Union of Anwara Upazila, Chittagong District, Bangladesh

Barakhain Union (বারখাইন ইউনিয়ন) is a union, the smallest administrative body of Bangladesh, located in Anwara Upazila, Chittagong District, Bangladesh. The total population is 28,836.

== Area ==
The area of Barakhain Union is 4,378 acres (17.71 square kilometers).

== Demographics ==
According to the 2011 Bangladeshi census, Barakhain Union had a population of 28,836, of which 13,746 were males and 15,090 were females. The total number of households was 5,679.

== Geography ==
Barakhain Union is located in the south-central part of Anwara Upazila, approximately 3.5 kilometres from the upazila headquarters.
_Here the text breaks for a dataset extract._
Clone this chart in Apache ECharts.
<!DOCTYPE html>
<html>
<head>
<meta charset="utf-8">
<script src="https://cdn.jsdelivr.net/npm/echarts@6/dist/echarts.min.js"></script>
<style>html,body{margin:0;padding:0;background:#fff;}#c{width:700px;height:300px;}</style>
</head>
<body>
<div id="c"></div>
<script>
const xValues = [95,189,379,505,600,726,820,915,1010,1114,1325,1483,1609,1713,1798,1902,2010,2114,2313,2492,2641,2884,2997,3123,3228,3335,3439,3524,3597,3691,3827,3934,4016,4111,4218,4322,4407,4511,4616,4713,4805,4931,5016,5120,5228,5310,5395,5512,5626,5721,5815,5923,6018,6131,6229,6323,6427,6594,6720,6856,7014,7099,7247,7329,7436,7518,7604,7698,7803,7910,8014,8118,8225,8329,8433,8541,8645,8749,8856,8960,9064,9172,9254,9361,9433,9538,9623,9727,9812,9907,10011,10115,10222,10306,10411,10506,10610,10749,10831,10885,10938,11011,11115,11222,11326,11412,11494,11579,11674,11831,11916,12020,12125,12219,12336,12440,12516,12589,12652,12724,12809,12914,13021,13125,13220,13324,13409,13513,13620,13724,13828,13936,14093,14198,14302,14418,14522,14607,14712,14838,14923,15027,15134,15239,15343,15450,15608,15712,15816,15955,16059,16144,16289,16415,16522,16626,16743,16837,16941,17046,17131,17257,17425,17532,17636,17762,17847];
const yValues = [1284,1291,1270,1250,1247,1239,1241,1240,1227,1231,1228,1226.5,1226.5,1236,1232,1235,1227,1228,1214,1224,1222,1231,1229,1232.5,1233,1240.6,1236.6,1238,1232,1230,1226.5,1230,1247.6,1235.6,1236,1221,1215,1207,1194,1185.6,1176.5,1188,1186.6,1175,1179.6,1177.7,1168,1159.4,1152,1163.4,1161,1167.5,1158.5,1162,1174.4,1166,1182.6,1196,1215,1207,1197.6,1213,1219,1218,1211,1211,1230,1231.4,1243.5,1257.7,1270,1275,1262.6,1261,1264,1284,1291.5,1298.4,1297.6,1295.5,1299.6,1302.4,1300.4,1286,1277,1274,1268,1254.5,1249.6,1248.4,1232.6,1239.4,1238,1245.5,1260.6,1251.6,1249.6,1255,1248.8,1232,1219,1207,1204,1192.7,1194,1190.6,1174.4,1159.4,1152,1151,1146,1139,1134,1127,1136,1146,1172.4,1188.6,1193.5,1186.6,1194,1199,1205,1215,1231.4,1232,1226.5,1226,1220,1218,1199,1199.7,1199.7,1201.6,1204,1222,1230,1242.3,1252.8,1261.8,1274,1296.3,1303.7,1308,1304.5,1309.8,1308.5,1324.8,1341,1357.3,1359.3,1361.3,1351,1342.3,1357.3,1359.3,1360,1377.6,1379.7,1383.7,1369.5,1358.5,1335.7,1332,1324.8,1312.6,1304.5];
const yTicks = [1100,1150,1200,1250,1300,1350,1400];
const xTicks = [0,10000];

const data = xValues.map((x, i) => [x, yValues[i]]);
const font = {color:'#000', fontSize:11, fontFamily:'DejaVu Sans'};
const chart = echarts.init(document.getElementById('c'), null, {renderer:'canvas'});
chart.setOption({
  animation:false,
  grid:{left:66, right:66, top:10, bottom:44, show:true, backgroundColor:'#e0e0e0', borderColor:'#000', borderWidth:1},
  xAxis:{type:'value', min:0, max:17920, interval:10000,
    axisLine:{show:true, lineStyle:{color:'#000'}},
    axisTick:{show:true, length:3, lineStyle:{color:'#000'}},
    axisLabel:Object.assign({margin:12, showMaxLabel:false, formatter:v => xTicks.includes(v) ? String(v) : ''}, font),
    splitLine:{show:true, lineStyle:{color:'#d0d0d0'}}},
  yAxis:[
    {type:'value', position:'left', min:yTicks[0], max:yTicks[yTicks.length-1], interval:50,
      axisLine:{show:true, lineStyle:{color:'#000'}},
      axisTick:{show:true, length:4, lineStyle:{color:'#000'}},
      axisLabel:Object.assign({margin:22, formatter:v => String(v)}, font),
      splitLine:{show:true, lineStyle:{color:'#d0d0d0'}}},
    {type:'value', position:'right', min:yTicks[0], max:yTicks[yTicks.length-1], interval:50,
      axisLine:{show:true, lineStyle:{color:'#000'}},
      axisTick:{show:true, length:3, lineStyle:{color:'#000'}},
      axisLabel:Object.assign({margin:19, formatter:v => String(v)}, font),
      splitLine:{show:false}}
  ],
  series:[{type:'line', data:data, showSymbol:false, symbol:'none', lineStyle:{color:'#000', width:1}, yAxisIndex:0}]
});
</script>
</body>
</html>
It is bounded on the west by Burumchhara Union and Battali Union, on the north by Chatari Union and Anwara Union, on the east by Anwara Union, Haildhar Union, and Pukuria Union of Banshkhali Upazila, and on the south by Haildhar Union and Burumchhara Union.

== Administration ==
Barakhain Union is the 6th Union Parishad under Anwara Upazila. The administrative activities of the union fall under the jurisdiction of Anwara Thana. It is part of the Chittagong-13 (Constituency 290) of the National Parliament of Bangladesh. The villages of Barakhain Union are:

Villages
| No | Village |
|---|---|
| 1 | Wahedpur |
| 2 | Narayanpur |
| 3 | Abdullahpur |
| 4 | Jinnotpur |
| 5 | Ramnagar |
| 6 | Noakandi |
| 7 | Putiapara |
| 8 | Rajapur |
| 9 | Subil |
| 10 | Raghabpur |
| 11 | Shibnagar |
| 12 | Kanibil |
| 13 | Tanchara |
| 14 | Burirpar |
| 15 | Saidpur |
| 16 | Hadipur |
| 17 | Machuabad |
| 18 | Khalpar |
| 19 | West Pumkara |

== Education ==
According to the 2011 Bangladeshi census, Barakhain Union had a literacy rate of 54.5%.